++++ Source data ++++

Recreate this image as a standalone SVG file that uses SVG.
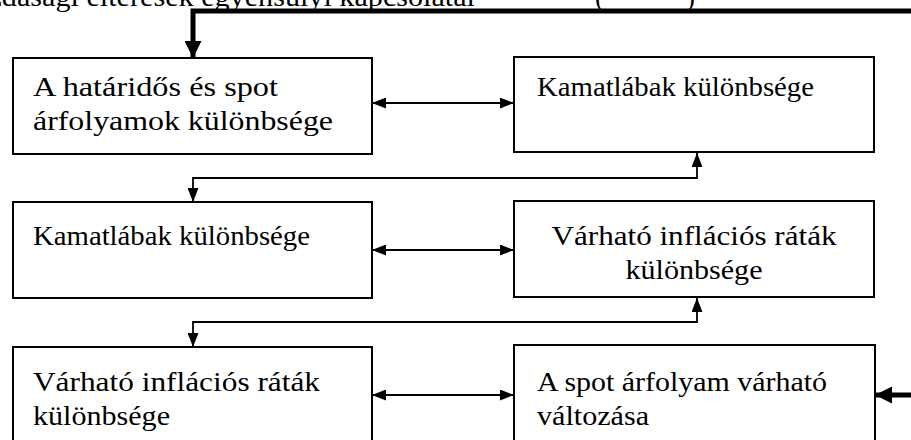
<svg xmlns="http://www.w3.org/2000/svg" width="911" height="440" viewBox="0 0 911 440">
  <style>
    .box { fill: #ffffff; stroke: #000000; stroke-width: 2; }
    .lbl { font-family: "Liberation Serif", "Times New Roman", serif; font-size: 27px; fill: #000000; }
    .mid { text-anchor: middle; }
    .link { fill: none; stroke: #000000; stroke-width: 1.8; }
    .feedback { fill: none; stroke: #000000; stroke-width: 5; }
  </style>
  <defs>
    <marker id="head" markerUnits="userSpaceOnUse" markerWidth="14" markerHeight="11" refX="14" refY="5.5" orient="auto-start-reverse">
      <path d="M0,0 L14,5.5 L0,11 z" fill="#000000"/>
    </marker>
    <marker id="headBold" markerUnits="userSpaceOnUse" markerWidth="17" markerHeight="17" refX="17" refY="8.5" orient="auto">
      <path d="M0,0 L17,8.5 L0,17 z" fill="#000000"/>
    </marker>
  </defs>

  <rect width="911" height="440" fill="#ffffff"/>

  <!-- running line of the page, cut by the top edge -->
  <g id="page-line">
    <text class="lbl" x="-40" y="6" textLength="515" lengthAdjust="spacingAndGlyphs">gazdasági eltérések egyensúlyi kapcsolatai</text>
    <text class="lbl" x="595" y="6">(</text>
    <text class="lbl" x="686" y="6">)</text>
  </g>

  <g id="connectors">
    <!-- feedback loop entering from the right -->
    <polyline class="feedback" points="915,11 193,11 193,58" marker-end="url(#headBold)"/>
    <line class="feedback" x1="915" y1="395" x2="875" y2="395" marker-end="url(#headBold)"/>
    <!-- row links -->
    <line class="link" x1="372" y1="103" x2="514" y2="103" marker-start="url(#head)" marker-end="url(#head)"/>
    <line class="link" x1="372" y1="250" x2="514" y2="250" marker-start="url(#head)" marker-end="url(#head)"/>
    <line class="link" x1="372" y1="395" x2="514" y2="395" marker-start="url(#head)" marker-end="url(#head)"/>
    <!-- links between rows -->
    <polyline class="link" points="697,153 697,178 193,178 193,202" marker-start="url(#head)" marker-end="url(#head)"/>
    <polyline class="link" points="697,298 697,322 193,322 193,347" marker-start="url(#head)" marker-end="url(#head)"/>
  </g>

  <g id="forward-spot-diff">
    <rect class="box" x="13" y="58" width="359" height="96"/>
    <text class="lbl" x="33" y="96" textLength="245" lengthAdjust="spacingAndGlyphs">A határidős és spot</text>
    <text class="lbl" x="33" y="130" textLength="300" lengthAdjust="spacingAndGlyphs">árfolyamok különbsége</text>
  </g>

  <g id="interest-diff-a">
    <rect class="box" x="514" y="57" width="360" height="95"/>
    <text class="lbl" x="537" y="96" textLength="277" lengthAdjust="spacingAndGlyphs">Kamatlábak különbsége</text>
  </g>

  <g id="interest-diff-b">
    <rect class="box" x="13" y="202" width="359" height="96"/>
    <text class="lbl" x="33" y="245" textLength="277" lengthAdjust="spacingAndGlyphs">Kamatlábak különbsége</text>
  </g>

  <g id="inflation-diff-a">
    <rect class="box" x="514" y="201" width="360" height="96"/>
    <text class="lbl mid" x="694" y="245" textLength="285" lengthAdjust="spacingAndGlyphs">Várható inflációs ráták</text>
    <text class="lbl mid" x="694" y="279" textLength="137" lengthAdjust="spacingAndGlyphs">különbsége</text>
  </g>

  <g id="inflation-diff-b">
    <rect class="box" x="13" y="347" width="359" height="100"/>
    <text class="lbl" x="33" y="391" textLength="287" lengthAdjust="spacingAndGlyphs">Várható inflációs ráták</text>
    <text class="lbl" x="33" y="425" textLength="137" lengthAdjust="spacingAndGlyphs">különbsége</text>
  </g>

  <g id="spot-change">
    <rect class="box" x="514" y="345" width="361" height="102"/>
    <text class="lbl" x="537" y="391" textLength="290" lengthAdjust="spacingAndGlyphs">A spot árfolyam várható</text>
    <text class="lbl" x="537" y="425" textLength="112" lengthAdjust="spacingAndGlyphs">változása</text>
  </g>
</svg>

++++

**Written instruction**.
Reproduce the material word for word, minus the images.

**Answer below**.
Recreate this image as a standalone SVG file that uses SVG.
<svg xmlns="http://www.w3.org/2000/svg" width="911" height="440" viewBox="0 0 911 440">
  <style>
    .box { fill: #ffffff; stroke: #000000; stroke-width: 2; }
    .lbl { font-family: "Liberation Serif", "Times New Roman", serif; font-size: 27px; fill: #000000; }
    .mid { text-anchor: middle; }
    .link { fill: none; stroke: #000000; stroke-width: 1.8; }
    .feedback { fill: none; stroke: #000000; stroke-width: 5; }
  </style>
  <defs>
    <marker id="head" markerUnits="userSpaceOnUse" markerWidth="14" markerHeight="11" refX="14" refY="5.5" orient="auto-start-reverse">
      <path d="M0,0 L14,5.5 L0,11 z" fill="#000000"/>
    </marker>
    <marker id="headBold" markerUnits="userSpaceOnUse" markerWidth="17" markerHeight="17" refX="17" refY="8.5" orient="auto">
      <path d="M0,0 L17,8.5 L0,17 z" fill="#000000"/>
    </marker>
  </defs>

  <rect width="911" height="440" fill="#ffffff"/>

  <!-- running line of the page, cut by the top edge -->
  <g id="page-line">
    <text class="lbl" x="-40" y="6" textLength="515" lengthAdjust="spacingAndGlyphs">gazdasági eltérések egyensúlyi kapcsolatai</text>
    <text class="lbl" x="595" y="6">(</text>
    <text class="lbl" x="686" y="6">)</text>
  </g>

  <g id="connectors">
    <!-- feedback loop entering from the right -->
    <polyline class="feedback" points="915,11 193,11 193,58" marker-end="url(#headBold)"/>
    <line class="feedback" x1="915" y1="395" x2="875" y2="395" marker-end="url(#headBold)"/>
    <!-- row links -->
    <line class="link" x1="372" y1="103" x2="514" y2="103" marker-start="url(#head)" marker-end="url(#head)"/>
    <line class="link" x1="372" y1="250" x2="514" y2="250" marker-start="url(#head)" marker-end="url(#head)"/>
    <line class="link" x1="372" y1="395" x2="514" y2="395" marker-start="url(#head)" marker-end="url(#head)"/>
    <!-- links between rows -->
    <polyline class="link" points="697,153 697,178 193,178 193,202" marker-start="url(#head)" marker-end="url(#head)"/>
    <polyline class="link" points="697,298 697,322 193,322 193,347" marker-start="url(#head)" marker-end="url(#head)"/>
  </g>

  <g id="forward-spot-diff">
    <rect class="box" x="13" y="58" width="359" height="96"/>
    <text class="lbl" x="33" y="96" textLength="245" lengthAdjust="spacingAndGlyphs">A határidős és spot</text>
    <text class="lbl" x="33" y="130" textLength="300" lengthAdjust="spacingAndGlyphs">árfolyamok különbsége</text>
  </g>

  <g id="interest-diff-a">
    <rect class="box" x="514" y="57" width="360" height="95"/>
    <text class="lbl" x="537" y="96" textLength="277" lengthAdjust="spacingAndGlyphs">Kamatlábak különbsége</text>
  </g>

  <g id="interest-diff-b">
    <rect class="box" x="13" y="202" width="359" height="96"/>
    <text class="lbl" x="33" y="245" textLength="277" lengthAdjust="spacingAndGlyphs">Kamatlábak különbsége</text>
  </g>

  <g id="inflation-diff-a">
    <rect class="box" x="514" y="201" width="360" height="96"/>
    <text class="lbl mid" x="694" y="245" textLength="285" lengthAdjust="spacingAndGlyphs">Várható inflációs ráták</text>
    <text class="lbl mid" x="694" y="279" textLength="137" lengthAdjust="spacingAndGlyphs">különbsége</text>
  </g>

  <g id="inflation-diff-b">
    <rect class="box" x="13" y="347" width="359" height="100"/>
    <text class="lbl" x="33" y="391" textLength="287" lengthAdjust="spacingAndGlyphs">Várható inflációs ráták</text>
    <text class="lbl" x="33" y="425" textLength="137" lengthAdjust="spacingAndGlyphs">különbsége</text>
  </g>

  <g id="spot-change">
    <rect class="box" x="514" y="345" width="361" height="102"/>
    <text class="lbl" x="537" y="391" textLength="290" lengthAdjust="spacingAndGlyphs">A spot árfolyam várható</text>
    <text class="lbl" x="537" y="425" textLength="112" lengthAdjust="spacingAndGlyphs">változása</text>
  </g>
</svg>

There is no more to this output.